Volkan'dan sonra gecenin kahramanı Lugano'dur. Bu hiç anormal gelmedi değil mi size? Lugano bu. 'Nerede olay, orada biter.' felsefediyle yaşayan bir insan. Daha sonra Sabri, Emre'ler, Semih, Arda, falan filan. Burada her şeyi başlatan, Lugano'nun ayağına basılmasına karşılık kafayla karşılık vermesi. Hem de insan kafasının en hassas noktasına arkadan çakması. Bu da işin cabası. Yine ben başka bir sitede 22/07/2008 tarihinde yazdığım yazımı hatırladım. Adı "Sucio Aragones! Burnunu Eline Verirler!" olan. Bu yazımda Luis Aragones'in D Spor muhabiri (o zamanlar) Senad Ok'un ayağına basmasının yorumunu yapmıştım. O zaman Senad Ok Aragones'e kafa mı atmalıydı? Hem de hiçbir şey yokken ortada, ayağına basılmışken. Aragones'in istemediği cinsten soru sorduğu için. Herkes önce kendini, tarihini iyice irdelemeli. Herkes haddini bilmeli.

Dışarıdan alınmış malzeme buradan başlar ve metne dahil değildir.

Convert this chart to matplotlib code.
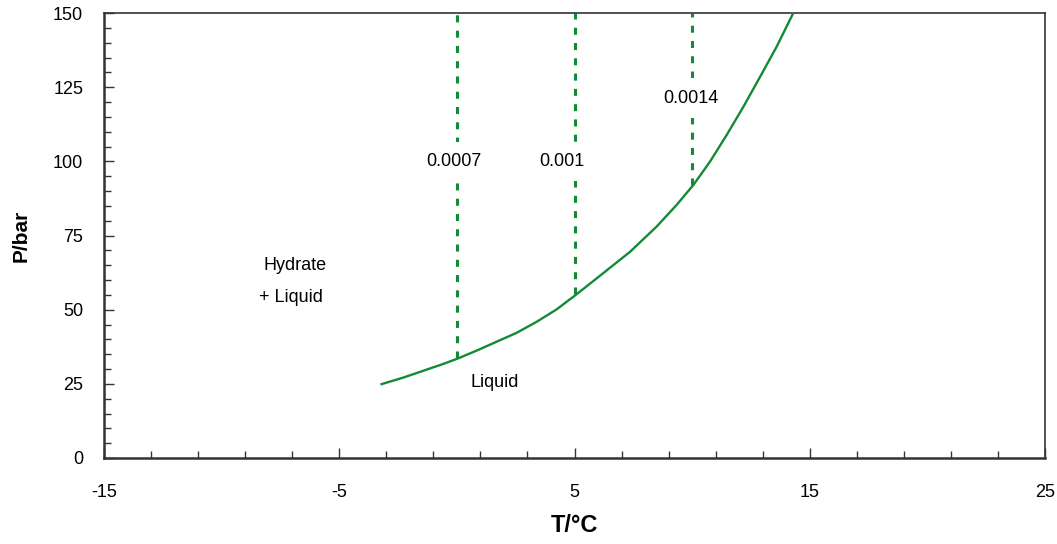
import matplotlib.pyplot as plt
from matplotlib.ticker import MultipleLocator, FixedLocator

plt.rcParams['font.family'] = ['Liberation Sans', 'DejaVu Sans']
plt.rcParams['axes.unicode_minus'] = False

# hydrate equilibrium curve
T_curve = [-3.20, -2.28, -1.43, -0.58, 0.06, 0.84, 1.69, 2.54, 3.39, 4.24, 5.09,
           6.22, 7.36, 8.49, 9.34, 10.05, 10.76, 11.47, 12.18, 12.89, 13.59, 14.30]
P_curve = [24.9, 27.1, 29.4, 31.7, 33.6, 36.2, 39.2, 42.2, 45.9, 50.1, 55.2,
           62.3, 69.5, 78.0, 85.3, 92.0, 99.9, 108.9, 118.4, 128.5, 138.6, 150.0]

# vertical dotted lines: temperature, start pressure, label, label position
line_T = [0, 5, 10]
line_P0 = [33.6, 55.2, 92.0]
line_labels = ['0.0007', '0.001', '0.0014']
label_xy = [(-0.12, 100), (4.47, 100), (9.95, 121.3)]

green = '#138a36'

fig = plt.figure(figsize=(10.57, 5.44), dpi=100)
ax = fig.add_axes([104/1057, 86/544, 941/1057, 445/544])

ax.plot(T_curve, P_curve, color=green, lw=1.7, zorder=3)
for t, p0 in zip(line_T, line_P0):
    ax.plot([t, t], [p0, 150], color=green, lw=2.2, dashes=(2.3, 2.7), zorder=2)
for lab, (x, y) in zip(line_labels, label_xy):
    ax.text(x, y, lab, ha='center', va='center', fontsize=13, zorder=4,
            bbox=dict(facecolor='white', edgecolor='none', pad=8))

ax.text(-6.88, 65, 'Hydrate', ha='center', va='center', fontsize=13)
ax.text(-7.05, 54, '+ Liquid', ha='center', va='center', fontsize=13)
ax.text(1.62, 25.3, 'Liquid', ha='center', va='center', fontsize=13)

ax.set_xlim(-15, 25)
ax.set_ylim(0, 150)
ax.xaxis.set_major_locator(FixedLocator([-15, -5, 5, 15, 25]))
ax.xaxis.set_minor_locator(MultipleLocator(2, offset=1))
ax.yaxis.set_major_locator(MultipleLocator(25))
ax.yaxis.set_minor_locator(MultipleLocator(5))

ax.tick_params(which='both', direction='in', width=1, color='#333333')
ax.tick_params(which='major', length=7)
ax.tick_params(which='minor', length=5)
ax.tick_params(axis='x', which='major', pad=19, labelsize=13)
ax.tick_params(axis='y', which='major', pad=15, labelsize=13)

for s in ax.spines.values():
    s.set_color('#333333')
    s.set_linewidth(1.2)
ax.spines['left'].set_linewidth(1.8)
ax.spines['bottom'].set_linewidth(1.8)

ax.set_xlabel('T/°C', fontsize=17, fontweight='bold')
ax.set_ylabel('P/bar', fontsize=15, fontweight='bold')
ax.xaxis.set_label_coords(0.5, -0.125)
ax.yaxis.set_label_coords(-0.078, 0.5)

fig.savefig('out.png', dpi=100)
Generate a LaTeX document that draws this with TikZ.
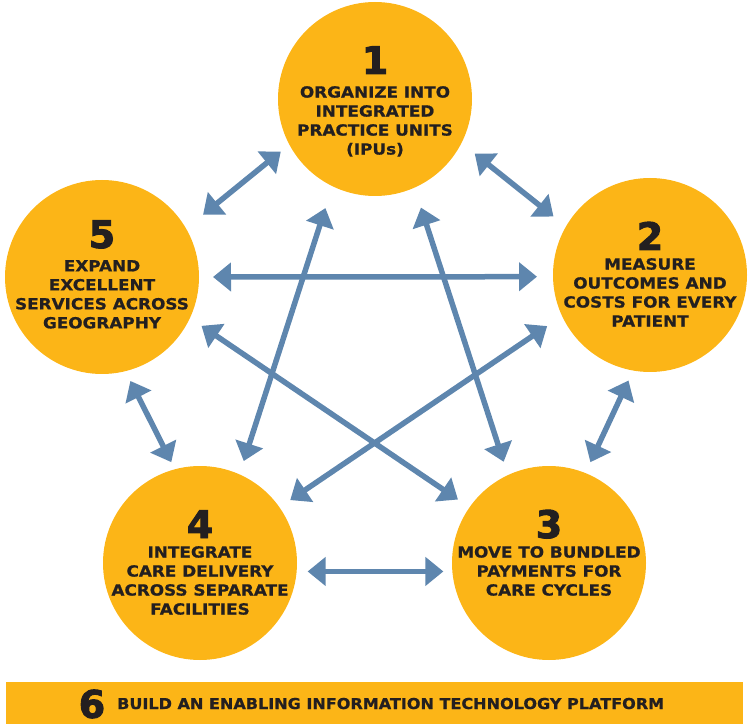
\documentclass[tikz,border=0pt]{standalone}
\usepackage{fontspec}
\setmainfont{DejaVu Sans}
\newfontfamily\widefont{DejaVu Sans}[FakeStretch=1.10,BoldFeatures={FakeBold=0.8}]
\newfontfamily\barfont{DejaVu Sans}[FakeStretch=1.07,BoldFeatures={FakeBold=0.8}]
\newfontfamily\numfont{DejaVu Sans}[BoldFeatures={FakeBold=2.5}]
\usetikzlibrary{calc}
\usetikzlibrary{arrows.meta}
\definecolor{gold}{RGB}{252,181,23}
\definecolor{steel}{RGB}{94,134,174}
\definecolor{ink}{RGB}{35,31,32}

\begin{document}
\begin{tikzpicture}[
		x=1pt, y=-1pt,
		>={Triangle[length=18pt,width=28pt]},
		disc/.style={circle,fill=gold,minimum size=194pt,inner sep=0pt,outer sep=0pt},
		num/.style={font=\numfont\bfseries\fontsize{38}{38}\selectfont,text=ink,anchor=base,inner sep=0pt},
		txt/.style={font=\widefont\bfseries\fontsize{15.3}{19}\selectfont,text=ink,align=center,anchor=north,inner sep=0pt},
		bartxt/.style={font=\barfont\bfseries\fontsize{15}{18}\selectfont,text=ink,anchor=base west,inner sep=0pt},
		link/.style={<->,draw=steel,line width=5.5pt},
	]
	\useasboundingbox (0,0) rectangle (750,727);
	% the five steps
	\node[disc] (c1) at (375,99) {};
	\node[disc] (c2) at (650,275) {};
	\node[disc] (c3) at (549,563) {};
	\node[disc] (c4) at (200,563) {};
	\node[disc] (c5) at (102,277) {};
	\node[num] (n1) at ($(c1)+(0,-25)$) {1};
	\node[num] (n2) at ($(c2)+(0,-25)$) {2};
	\node[num] (n3) at ($(c3)+(0,-25)$) {3};
	\node[num] (n4) at ($(c4)+(0,-25)$) {4};
	\node[num] (n5) at ($(c5)+(0,-29)$) {5};
	\node[txt] (t1) at ($(c1)+(0,-13)$) {ORGANIZE INTO\\INTEGRATED\\PRACTICE UNITS\\(IPUs)};
	\node[txt] (t2) at ($(c2)+(0,-17)$) {MEASURE\\OUTCOMES AND\\COSTS FOR EVERY\\PATIENT};
	\node[txt] (t3) at ($(c3)+(0,-17)$) {MOVE TO BUNDLED\\PAYMENTS FOR\\CARE CYCLES};
	\node[txt] (t4) at ($(c4)+(0,-17)$) {INTEGRATE\\CARE DELIVERY\\ACROSS SEPARATE\\FACILITIES};
	\node[txt] (t5) at ($(c5)+(0,-17)$) {EXPAND\\EXCELLENT\\SERVICES ACROSS\\GEOGRAPHY};
	% every pair is linked
	\draw[link, shorten <=11pt, shorten >=22pt] (c1.208) -- (c5.30);
	\draw[link, shorten <=17pt, shorten >=16pt] (c1.333) -- (c2.150);
	\draw[link, shorten <=14pt, shorten >=16pt] (c5.0) -- (c2.181);
	\draw[link, shorten <=23pt, shorten >=14pt] (c1.244) -- (c4.66);
	\draw[link, shorten <=21pt, shorten >=14pt] (c1.294) -- (c3.115);
	\draw[link, shorten <=14pt, shorten >=14pt] (c5.335) -- (c3.145);
	\draw[link, shorten <=18pt, shorten >=13pt] (c2.205) -- (c4.35);
	\draw[link, shorten <=11pt, shorten >=9pt] (c4.355) -- (c3.185);
	\draw[link, shorten <=11pt, shorten >=8pt] (c5.284) -- (c4.105);
	\draw[link, shorten <=11pt, shorten >=12pt] (c2.260) -- (c3.68);
	% platform bar
	\node[fill=gold, minimum width=737pt, minimum height=42pt, inner sep=0pt] (bar) at (374.5,703) {};
	\node[num, anchor=center] (n6) at (92,704) {6};
	\node[bartxt] (plat) at (117,709) {BUILD AN ENABLING INFORMATION TECHNOLOGY PLATFORM};
\end{tikzpicture}
\end{document}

Profesyonel Futbol Disiplin Kurulu'nun cezaları açıklandı. Ben Galatasaray'a verilen saha kapatma ve seyircisiz oynama cezalarının dışındaki tüm kararların doğru olduğu inancını taşıyorum. Bir de Emre Belözoğlu'na da ceza verilmesi gerektiği tezini savunuyorum. Emre'ye küfreden taraftara ceza veriliyor da korner atmaya gittiğinde tribünlere dönüp küfreden bu futbolcuya neden ceza verilmiyor?!
Fırat Aydınus'u yazmaz isem dahilimdeki bu sıkıntıdan kurtulamam. Tüm bu olayların sorumlusu hakemdir ve sahanın en kötüsü O'dur. Gösterdiği berbat yönetim(sizlik)le, yanlış ofsayt kararlarında yan hakeme uymalarıyla, tam manasında tam tabiriyle maçın 'içine etmiştir'. Selçuk'u oyundan atmayışı bu utanç gecesinin başlangıç emareleri olmuştur.
Her şeye rağmen Galatasaray bu Fenerbahçe'yi yenmeliydi. Bir daha bu kadar kötü Fenerbahçe bulunur mu meçhul. Galatasaray böyle bir Fenerbahçe'yi yenemedikten sonra Fenerbahçe'nin alayı haydut, Galatasaray'ın hepsi melek olsa ne olur?